## STATED EXERCISE
Retype word for word the first line of the listing and each line after it up to the line with "XAxis, YAxis, CartesianGrid", with the pictures taken out.

** start EXTRACTED MATERIAL **

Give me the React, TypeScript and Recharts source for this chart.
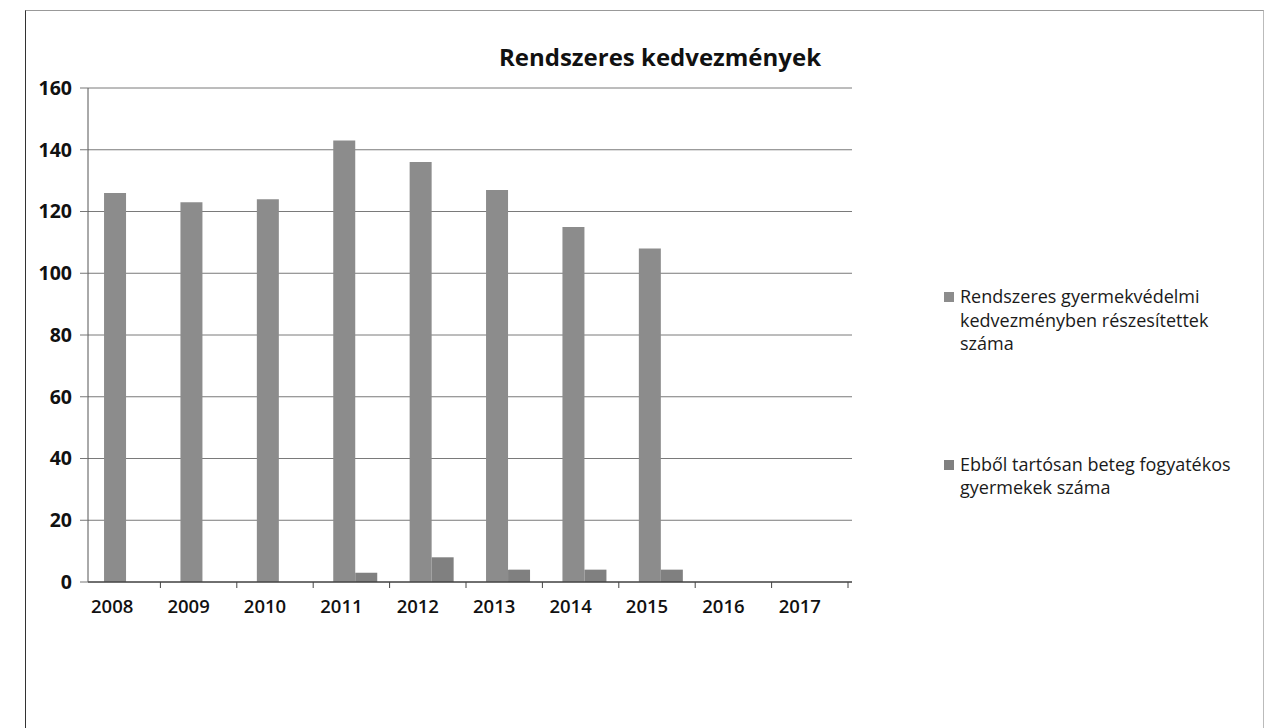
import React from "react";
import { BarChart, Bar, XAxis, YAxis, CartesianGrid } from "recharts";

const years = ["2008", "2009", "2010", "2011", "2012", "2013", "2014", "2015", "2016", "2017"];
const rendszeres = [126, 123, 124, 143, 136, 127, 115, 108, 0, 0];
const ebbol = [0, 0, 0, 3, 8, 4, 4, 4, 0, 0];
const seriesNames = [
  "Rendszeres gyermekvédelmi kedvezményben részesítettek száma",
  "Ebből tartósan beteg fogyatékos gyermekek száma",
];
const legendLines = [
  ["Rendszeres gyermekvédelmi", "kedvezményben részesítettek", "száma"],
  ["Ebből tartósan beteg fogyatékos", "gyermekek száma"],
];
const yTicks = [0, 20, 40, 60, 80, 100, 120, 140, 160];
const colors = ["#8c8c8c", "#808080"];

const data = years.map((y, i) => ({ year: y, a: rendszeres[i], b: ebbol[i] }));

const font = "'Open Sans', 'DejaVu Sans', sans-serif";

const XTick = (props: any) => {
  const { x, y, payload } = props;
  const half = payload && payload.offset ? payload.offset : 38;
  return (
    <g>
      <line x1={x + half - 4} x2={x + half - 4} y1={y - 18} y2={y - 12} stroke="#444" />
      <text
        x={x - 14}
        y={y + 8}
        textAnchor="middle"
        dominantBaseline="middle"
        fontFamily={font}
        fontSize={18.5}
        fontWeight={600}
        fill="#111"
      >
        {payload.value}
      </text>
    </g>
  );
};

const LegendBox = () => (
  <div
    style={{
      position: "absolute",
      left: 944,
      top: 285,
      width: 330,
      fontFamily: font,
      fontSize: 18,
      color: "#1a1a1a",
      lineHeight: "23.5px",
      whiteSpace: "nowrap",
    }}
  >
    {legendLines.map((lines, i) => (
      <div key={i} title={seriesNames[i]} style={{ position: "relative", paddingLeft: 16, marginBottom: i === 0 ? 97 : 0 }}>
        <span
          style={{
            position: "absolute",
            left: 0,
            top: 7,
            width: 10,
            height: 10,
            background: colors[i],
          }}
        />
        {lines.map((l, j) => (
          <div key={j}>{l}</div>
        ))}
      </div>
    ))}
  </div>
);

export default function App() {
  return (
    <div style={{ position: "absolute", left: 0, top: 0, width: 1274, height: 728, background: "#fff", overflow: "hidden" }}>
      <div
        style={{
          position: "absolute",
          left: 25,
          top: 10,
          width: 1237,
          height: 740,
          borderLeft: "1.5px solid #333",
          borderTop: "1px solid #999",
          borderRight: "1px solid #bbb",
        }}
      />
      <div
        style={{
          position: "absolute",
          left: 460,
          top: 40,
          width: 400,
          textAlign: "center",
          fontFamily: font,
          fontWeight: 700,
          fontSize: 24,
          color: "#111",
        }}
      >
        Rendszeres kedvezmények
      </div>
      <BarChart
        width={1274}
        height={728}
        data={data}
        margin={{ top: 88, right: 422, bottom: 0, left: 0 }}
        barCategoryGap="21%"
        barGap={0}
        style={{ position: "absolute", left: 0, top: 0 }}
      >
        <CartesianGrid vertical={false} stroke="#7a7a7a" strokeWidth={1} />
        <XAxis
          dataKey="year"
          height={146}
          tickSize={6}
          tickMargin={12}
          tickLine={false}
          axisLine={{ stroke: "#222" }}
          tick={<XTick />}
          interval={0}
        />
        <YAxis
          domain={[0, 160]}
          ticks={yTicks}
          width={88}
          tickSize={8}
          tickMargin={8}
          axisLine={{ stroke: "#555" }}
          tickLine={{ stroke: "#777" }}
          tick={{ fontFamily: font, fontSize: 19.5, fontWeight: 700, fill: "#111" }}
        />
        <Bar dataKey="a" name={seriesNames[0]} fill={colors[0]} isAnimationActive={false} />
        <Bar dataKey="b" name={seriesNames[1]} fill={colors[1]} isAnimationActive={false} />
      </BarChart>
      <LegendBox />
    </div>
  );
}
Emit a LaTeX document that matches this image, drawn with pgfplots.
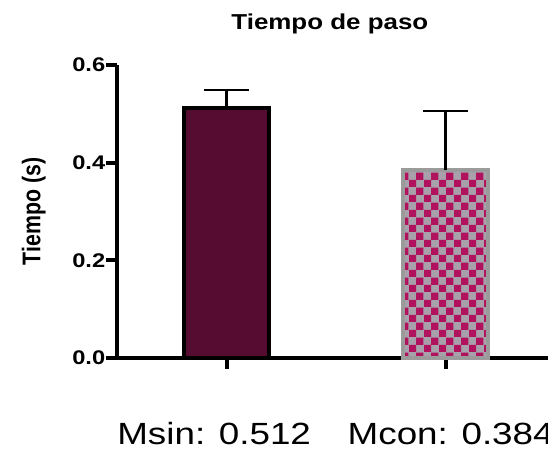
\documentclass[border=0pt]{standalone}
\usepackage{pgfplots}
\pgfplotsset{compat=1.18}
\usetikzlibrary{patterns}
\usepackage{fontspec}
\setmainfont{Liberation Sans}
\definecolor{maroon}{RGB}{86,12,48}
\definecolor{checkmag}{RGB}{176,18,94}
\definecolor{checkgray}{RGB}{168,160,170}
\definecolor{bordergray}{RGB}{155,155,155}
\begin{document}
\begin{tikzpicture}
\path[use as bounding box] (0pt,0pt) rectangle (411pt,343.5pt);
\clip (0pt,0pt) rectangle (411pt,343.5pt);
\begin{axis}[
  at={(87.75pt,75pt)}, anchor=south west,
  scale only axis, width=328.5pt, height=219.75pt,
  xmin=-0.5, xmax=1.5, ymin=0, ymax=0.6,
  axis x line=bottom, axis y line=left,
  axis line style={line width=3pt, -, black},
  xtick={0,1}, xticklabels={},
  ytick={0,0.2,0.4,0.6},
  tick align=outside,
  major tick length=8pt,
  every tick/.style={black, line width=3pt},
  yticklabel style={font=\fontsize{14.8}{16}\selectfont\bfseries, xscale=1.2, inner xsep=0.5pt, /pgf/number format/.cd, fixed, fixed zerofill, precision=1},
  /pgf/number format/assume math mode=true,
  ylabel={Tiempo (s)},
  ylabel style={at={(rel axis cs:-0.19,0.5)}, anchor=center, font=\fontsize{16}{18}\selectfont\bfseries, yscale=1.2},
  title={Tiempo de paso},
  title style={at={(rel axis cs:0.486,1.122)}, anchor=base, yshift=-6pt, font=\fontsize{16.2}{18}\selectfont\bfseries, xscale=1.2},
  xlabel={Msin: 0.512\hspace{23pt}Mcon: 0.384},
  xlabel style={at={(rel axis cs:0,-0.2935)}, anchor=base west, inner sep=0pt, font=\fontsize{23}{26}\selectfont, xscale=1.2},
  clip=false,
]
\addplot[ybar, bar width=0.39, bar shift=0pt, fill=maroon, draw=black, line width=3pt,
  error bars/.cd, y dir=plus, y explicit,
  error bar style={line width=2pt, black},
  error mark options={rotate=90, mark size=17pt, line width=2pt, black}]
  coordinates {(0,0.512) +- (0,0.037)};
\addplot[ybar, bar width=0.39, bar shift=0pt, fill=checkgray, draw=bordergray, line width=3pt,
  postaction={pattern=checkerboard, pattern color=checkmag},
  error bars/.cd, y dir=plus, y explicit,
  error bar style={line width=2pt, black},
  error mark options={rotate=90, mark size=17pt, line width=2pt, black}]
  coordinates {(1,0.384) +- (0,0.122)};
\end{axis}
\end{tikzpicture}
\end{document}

** end EXTRACTED MATERIAL **

## RESULT FOR THIS TASK
Give me the React, TypeScript and Recharts source for this chart.
import React from "react";
import { BarChart, Bar, XAxis, YAxis, CartesianGrid } from "recharts";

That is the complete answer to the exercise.